▶ **Task to complete**: Omitting the pictures, copy exactly each line from the one containing "Rebuild this chart as a Python script, using Altair." up to and including the one containing "11.4, 10.4, 11.6, 12.2, 16.9, 18.4, 13.9, 14.4]".

▶ **Recorded data**:
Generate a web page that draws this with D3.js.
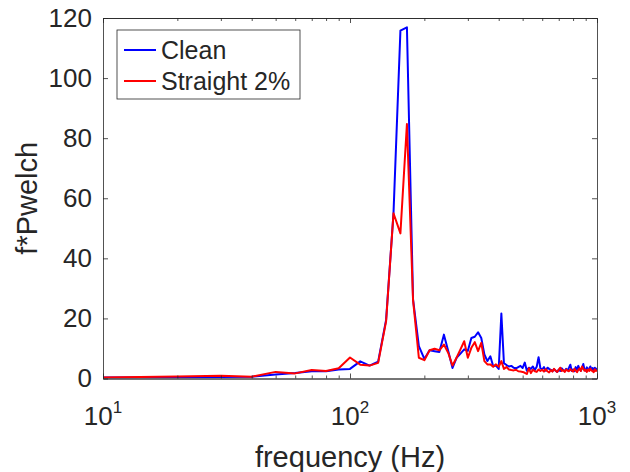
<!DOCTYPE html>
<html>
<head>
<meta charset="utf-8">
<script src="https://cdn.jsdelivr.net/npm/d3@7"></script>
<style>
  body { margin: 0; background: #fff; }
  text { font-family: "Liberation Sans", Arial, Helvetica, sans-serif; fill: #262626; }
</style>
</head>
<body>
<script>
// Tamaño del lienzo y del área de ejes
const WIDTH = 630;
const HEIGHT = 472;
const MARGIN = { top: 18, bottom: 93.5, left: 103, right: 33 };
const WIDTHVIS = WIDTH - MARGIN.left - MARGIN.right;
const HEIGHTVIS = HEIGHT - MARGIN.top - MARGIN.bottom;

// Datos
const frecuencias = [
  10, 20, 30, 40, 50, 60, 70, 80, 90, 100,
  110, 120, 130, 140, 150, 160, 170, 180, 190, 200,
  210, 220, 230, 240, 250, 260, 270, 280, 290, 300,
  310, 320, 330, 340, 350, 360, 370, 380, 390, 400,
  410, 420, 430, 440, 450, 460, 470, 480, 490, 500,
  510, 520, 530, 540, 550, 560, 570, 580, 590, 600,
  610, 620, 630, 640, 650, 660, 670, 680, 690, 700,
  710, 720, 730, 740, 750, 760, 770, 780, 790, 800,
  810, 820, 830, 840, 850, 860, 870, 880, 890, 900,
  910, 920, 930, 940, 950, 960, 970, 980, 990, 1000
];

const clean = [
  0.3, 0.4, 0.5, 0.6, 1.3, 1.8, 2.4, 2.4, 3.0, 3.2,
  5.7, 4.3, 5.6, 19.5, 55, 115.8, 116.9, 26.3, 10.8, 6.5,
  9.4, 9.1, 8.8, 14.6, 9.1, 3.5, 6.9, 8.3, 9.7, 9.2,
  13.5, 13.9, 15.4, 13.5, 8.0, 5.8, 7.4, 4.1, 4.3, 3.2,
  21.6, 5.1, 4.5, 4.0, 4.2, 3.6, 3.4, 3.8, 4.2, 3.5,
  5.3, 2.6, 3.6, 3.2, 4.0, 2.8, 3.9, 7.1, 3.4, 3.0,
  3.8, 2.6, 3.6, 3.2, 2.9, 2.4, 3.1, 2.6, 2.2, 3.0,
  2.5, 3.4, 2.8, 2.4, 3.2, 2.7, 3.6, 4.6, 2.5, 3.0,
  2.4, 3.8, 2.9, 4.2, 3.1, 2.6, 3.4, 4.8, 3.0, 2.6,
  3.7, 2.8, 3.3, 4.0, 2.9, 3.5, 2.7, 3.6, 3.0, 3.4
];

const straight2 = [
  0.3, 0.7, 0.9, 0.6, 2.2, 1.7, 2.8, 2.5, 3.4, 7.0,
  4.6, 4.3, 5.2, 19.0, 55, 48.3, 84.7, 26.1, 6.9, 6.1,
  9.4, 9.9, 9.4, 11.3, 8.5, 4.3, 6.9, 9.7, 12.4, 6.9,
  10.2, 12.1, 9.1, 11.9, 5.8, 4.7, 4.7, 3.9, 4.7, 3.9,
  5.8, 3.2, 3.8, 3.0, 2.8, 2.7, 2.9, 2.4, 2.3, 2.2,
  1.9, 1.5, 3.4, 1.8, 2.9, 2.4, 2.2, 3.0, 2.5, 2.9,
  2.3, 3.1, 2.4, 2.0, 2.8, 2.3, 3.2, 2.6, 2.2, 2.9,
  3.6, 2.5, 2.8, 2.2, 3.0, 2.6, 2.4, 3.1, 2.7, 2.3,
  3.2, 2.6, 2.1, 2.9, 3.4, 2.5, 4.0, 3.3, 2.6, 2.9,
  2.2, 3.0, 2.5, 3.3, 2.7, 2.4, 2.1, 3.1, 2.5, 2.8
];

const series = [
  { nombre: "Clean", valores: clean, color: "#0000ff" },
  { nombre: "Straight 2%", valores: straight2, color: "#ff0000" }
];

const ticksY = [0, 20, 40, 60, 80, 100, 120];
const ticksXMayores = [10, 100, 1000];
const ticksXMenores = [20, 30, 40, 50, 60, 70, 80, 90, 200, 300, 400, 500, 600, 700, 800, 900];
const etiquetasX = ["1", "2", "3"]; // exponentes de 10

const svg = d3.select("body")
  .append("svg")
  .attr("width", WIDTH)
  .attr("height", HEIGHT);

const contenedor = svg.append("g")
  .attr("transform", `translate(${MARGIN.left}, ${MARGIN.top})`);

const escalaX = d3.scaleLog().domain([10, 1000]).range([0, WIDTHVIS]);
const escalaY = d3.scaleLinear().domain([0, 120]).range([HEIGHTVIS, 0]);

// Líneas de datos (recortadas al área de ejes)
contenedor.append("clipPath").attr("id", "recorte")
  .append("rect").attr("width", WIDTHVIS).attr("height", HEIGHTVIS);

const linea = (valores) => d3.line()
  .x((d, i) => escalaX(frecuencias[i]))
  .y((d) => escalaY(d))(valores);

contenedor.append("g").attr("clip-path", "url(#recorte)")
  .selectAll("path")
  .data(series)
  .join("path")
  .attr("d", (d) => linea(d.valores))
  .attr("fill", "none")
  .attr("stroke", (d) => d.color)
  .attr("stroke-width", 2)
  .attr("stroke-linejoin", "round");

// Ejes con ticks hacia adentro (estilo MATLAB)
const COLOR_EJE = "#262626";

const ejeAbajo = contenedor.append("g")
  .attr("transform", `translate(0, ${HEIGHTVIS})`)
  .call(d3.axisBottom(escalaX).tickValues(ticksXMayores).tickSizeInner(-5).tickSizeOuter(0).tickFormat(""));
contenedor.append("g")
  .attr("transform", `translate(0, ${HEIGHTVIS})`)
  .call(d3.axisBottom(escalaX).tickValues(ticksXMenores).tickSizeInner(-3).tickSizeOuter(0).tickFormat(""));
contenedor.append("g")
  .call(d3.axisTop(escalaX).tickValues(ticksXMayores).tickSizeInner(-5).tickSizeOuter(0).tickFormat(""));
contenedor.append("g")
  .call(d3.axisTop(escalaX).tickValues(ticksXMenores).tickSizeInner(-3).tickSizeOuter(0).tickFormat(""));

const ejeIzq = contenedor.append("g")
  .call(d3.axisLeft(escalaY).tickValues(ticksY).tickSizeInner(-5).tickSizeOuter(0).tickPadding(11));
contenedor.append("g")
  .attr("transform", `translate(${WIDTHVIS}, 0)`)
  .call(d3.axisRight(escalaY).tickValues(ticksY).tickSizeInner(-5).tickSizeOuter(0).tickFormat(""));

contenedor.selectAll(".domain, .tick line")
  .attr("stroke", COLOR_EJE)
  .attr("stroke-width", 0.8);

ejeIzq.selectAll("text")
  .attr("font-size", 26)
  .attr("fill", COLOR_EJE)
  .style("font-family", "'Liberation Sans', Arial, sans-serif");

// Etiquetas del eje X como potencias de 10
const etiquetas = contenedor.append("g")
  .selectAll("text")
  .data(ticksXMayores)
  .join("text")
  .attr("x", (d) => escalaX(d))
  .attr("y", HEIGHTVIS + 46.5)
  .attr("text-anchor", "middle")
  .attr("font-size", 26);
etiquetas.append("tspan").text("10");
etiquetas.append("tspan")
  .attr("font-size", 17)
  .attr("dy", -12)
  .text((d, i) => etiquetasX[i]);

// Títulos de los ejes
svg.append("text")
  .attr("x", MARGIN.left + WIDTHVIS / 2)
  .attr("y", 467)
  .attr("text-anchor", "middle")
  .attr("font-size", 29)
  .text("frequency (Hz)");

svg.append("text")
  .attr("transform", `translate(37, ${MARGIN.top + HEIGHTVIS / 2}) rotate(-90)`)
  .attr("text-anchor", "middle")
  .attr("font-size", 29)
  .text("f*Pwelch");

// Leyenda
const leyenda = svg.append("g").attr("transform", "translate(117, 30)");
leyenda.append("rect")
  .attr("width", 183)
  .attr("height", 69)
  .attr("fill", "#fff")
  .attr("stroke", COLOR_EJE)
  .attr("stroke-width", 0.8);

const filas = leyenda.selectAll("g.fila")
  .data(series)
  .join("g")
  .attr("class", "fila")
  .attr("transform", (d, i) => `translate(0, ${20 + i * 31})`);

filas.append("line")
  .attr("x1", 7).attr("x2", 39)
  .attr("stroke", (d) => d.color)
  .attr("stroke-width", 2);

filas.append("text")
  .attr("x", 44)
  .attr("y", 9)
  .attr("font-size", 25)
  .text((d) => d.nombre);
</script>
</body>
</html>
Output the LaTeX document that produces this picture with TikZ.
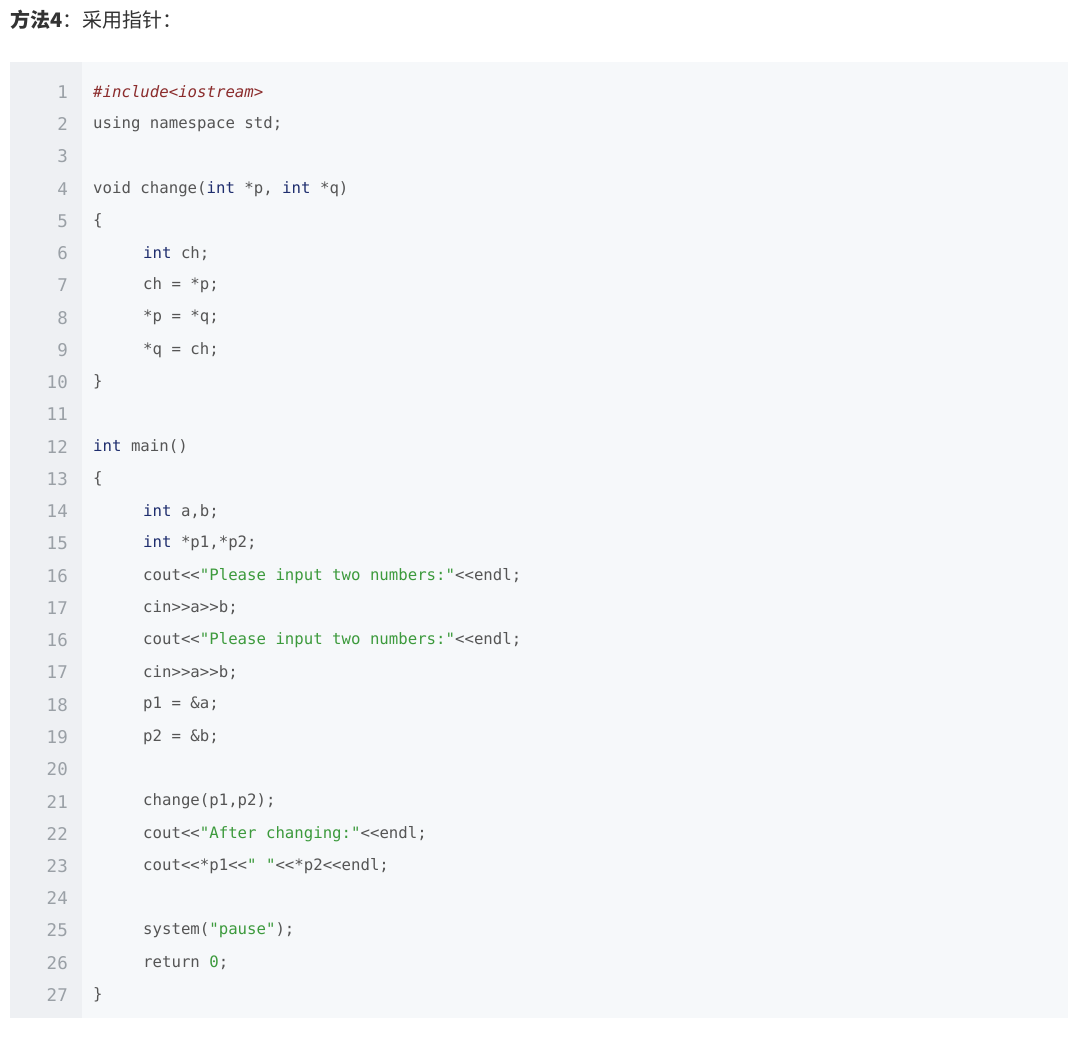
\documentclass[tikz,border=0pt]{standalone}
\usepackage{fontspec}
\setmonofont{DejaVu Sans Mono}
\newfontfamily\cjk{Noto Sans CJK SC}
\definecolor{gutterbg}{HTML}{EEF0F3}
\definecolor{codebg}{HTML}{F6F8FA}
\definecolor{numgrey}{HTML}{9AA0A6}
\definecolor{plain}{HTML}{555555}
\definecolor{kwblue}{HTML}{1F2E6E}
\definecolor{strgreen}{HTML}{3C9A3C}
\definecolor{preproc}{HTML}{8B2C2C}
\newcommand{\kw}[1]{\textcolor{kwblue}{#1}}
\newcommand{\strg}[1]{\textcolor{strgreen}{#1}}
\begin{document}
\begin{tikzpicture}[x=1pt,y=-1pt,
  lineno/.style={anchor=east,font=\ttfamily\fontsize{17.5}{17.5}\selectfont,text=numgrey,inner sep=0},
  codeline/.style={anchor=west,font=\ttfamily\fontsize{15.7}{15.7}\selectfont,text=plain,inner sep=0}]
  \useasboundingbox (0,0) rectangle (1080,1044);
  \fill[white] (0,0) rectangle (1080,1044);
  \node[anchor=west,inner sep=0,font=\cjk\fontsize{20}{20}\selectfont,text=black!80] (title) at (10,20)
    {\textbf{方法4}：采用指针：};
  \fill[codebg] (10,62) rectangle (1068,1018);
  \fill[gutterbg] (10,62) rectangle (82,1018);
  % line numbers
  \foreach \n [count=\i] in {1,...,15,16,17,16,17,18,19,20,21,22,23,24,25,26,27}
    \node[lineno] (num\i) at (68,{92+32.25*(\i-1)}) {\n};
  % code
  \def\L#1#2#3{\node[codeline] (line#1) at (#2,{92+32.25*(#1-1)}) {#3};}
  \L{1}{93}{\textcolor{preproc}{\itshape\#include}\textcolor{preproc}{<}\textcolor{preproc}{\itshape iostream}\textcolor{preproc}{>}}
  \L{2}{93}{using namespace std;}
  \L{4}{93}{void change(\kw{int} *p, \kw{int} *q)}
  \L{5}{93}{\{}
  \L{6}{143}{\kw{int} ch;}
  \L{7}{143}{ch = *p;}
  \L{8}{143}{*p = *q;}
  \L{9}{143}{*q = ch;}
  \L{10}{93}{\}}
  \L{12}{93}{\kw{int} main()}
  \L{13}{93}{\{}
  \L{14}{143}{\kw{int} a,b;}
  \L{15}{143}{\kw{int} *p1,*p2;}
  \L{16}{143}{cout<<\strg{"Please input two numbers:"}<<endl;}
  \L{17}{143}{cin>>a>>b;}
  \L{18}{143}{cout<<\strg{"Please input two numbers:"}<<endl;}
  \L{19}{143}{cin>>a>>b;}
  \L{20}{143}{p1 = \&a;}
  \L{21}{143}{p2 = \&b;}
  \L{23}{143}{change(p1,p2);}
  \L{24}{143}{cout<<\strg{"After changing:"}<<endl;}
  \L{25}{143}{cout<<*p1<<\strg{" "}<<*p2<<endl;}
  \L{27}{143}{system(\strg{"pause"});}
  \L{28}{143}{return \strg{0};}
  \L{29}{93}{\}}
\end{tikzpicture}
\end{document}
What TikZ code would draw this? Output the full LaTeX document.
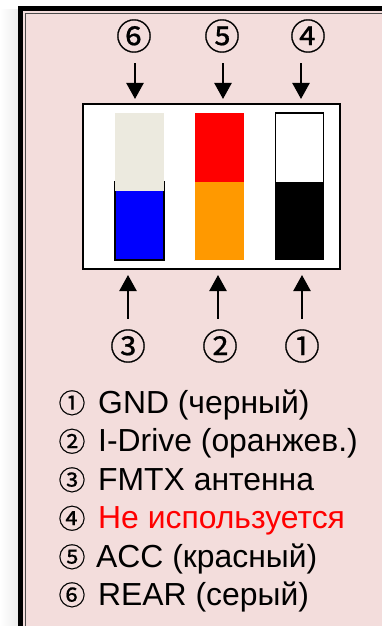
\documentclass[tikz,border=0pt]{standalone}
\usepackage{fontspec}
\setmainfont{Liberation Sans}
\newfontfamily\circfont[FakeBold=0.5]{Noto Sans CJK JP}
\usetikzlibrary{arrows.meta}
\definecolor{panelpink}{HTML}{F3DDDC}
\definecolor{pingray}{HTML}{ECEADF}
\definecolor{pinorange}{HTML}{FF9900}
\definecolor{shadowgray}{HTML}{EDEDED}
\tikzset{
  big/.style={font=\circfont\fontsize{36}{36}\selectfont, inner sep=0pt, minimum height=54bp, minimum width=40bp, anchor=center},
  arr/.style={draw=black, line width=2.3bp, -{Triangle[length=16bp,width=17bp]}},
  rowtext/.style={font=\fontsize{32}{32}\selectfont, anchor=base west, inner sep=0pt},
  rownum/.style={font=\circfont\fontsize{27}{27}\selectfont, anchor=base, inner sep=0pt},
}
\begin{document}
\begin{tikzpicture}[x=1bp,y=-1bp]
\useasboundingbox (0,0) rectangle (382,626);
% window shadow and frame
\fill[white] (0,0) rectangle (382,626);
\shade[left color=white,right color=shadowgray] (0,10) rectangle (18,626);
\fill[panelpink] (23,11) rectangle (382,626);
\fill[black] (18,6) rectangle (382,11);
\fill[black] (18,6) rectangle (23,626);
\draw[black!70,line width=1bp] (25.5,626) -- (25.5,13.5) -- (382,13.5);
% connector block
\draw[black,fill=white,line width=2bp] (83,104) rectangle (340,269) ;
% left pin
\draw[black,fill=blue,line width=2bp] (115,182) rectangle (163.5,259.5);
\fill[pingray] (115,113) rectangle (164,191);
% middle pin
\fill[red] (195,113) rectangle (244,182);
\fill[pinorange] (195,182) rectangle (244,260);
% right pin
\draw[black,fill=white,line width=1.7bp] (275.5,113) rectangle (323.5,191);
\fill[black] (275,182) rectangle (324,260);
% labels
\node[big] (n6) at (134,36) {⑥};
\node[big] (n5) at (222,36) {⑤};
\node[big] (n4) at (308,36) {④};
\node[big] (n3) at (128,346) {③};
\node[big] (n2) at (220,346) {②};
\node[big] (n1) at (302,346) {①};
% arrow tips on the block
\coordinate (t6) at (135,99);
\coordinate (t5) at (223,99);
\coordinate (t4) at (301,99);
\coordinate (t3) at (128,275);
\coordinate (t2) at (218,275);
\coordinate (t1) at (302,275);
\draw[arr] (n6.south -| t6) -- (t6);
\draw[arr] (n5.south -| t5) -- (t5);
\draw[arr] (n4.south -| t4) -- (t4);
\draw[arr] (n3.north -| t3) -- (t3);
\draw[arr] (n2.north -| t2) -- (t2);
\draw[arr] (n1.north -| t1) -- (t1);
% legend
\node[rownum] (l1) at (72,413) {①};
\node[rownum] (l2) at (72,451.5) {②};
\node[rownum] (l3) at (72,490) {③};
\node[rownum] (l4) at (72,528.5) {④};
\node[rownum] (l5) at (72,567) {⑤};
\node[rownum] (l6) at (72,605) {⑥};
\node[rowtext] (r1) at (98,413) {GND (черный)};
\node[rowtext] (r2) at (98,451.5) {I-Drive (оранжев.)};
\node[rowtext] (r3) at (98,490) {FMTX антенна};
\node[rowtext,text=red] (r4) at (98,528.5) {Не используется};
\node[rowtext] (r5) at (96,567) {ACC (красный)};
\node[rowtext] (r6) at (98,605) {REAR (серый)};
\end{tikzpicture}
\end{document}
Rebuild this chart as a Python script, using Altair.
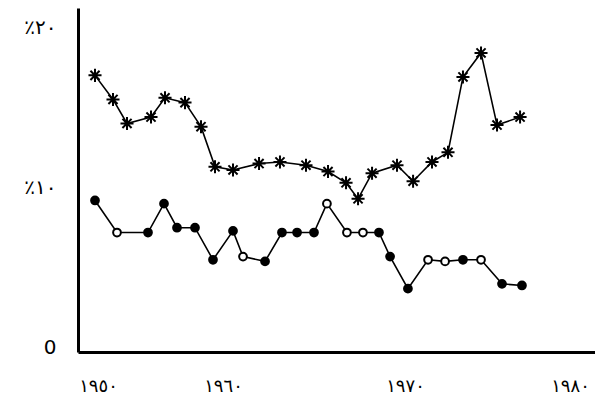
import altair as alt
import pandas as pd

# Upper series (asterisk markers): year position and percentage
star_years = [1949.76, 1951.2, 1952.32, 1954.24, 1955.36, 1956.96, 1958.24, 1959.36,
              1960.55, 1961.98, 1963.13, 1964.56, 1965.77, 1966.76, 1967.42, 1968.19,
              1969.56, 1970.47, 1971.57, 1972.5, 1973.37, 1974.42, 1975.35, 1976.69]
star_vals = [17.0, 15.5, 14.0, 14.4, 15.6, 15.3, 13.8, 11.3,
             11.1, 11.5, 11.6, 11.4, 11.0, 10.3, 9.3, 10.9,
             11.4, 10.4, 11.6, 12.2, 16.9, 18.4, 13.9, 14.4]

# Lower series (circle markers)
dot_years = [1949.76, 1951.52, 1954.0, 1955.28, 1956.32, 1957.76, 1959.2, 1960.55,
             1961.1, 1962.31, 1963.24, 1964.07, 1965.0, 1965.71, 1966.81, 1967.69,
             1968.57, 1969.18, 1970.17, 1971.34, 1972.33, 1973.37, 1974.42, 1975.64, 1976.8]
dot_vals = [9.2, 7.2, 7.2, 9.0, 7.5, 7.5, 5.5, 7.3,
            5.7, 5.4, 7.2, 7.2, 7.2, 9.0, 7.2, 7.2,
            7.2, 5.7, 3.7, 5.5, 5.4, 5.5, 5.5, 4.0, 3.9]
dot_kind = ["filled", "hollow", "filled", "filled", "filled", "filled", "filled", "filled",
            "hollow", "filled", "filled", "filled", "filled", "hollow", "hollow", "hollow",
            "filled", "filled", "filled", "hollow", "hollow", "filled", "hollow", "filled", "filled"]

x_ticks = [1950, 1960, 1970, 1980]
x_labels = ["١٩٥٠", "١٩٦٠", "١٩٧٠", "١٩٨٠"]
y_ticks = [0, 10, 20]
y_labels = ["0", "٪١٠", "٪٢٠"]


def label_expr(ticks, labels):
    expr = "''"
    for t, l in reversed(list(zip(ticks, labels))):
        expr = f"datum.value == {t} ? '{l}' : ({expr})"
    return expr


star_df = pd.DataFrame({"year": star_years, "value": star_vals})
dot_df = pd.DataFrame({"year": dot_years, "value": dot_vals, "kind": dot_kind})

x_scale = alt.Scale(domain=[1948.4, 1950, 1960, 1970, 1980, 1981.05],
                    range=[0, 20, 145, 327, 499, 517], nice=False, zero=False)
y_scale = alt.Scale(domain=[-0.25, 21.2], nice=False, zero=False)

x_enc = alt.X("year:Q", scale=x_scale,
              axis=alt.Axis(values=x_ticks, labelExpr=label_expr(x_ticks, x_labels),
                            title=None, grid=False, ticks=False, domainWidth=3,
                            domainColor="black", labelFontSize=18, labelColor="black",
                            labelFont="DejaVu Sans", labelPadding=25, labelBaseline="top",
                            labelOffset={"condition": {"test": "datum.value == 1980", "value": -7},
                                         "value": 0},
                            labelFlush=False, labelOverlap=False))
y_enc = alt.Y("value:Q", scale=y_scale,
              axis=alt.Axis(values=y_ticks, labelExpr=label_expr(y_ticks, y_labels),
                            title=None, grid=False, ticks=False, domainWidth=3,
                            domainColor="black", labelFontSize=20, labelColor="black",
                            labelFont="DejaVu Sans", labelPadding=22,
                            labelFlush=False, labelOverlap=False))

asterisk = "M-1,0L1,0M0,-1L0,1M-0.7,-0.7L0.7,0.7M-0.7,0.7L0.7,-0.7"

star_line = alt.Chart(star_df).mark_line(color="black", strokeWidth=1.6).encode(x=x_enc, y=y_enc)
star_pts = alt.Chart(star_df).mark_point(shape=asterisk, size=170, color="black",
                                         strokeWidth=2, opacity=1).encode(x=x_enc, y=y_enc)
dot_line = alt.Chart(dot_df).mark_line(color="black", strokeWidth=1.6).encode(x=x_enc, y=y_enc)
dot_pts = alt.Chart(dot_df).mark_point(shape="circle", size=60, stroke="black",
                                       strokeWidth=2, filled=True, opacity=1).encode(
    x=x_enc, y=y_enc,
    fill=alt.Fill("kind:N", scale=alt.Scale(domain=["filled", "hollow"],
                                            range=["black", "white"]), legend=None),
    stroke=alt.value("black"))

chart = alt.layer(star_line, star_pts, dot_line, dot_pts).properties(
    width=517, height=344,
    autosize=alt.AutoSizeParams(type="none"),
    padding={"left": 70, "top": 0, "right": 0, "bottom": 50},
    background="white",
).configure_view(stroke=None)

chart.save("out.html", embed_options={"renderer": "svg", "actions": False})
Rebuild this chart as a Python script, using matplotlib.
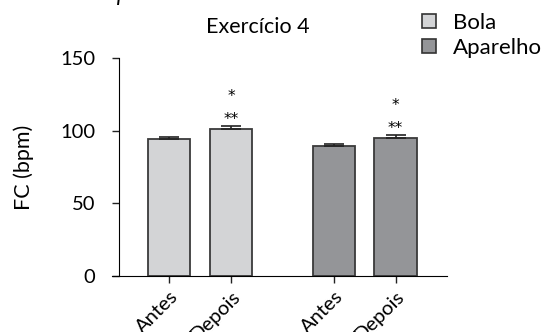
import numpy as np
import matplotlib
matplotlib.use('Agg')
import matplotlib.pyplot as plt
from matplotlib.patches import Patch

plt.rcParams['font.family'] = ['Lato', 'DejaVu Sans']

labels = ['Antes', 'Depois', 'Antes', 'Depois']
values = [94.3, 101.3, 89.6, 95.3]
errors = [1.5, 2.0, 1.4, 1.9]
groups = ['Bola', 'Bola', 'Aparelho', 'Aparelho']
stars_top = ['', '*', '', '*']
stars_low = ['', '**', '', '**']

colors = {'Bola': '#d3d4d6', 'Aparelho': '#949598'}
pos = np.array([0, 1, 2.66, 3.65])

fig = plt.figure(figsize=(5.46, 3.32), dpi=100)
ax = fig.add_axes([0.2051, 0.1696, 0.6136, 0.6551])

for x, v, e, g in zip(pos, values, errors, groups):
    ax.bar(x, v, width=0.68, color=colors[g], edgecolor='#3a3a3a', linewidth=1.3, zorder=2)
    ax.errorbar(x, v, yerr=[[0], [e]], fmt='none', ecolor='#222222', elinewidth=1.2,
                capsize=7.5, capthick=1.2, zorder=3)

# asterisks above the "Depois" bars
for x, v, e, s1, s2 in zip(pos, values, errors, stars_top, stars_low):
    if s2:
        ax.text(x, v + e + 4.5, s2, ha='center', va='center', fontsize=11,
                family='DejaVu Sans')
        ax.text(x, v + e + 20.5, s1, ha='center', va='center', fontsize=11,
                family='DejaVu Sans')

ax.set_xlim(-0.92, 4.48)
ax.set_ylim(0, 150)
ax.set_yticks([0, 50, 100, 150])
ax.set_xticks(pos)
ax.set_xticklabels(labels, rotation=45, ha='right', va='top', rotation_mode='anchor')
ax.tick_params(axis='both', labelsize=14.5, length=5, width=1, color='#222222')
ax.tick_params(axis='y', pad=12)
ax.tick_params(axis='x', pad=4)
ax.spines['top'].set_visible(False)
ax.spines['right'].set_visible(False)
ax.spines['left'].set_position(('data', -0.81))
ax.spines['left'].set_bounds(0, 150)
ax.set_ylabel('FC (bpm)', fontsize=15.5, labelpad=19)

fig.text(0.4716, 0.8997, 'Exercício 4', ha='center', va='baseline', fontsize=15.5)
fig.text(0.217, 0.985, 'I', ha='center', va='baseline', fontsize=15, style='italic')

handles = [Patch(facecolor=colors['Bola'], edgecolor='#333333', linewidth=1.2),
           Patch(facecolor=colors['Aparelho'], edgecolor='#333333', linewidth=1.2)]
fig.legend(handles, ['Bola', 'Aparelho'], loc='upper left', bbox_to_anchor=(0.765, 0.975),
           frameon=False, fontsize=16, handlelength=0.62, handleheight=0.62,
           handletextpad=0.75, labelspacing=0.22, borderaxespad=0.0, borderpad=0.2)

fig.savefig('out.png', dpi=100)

▶ **Full response**:
Rebuild this chart as a Python script, using Altair.
import altair as alt
import pandas as pd

# Upper series (asterisk markers): year position and percentage
star_years = [1949.76, 1951.2, 1952.32, 1954.24, 1955.36, 1956.96, 1958.24, 1959.36,
              1960.55, 1961.98, 1963.13, 1964.56, 1965.77, 1966.76, 1967.42, 1968.19,
              1969.56, 1970.47, 1971.57, 1972.5, 1973.37, 1974.42, 1975.35, 1976.69]
star_vals = [17.0, 15.5, 14.0, 14.4, 15.6, 15.3, 13.8, 11.3,
             11.1, 11.5, 11.6, 11.4, 11.0, 10.3, 9.3, 10.9,
             11.4, 10.4, 11.6, 12.2, 16.9, 18.4, 13.9, 14.4]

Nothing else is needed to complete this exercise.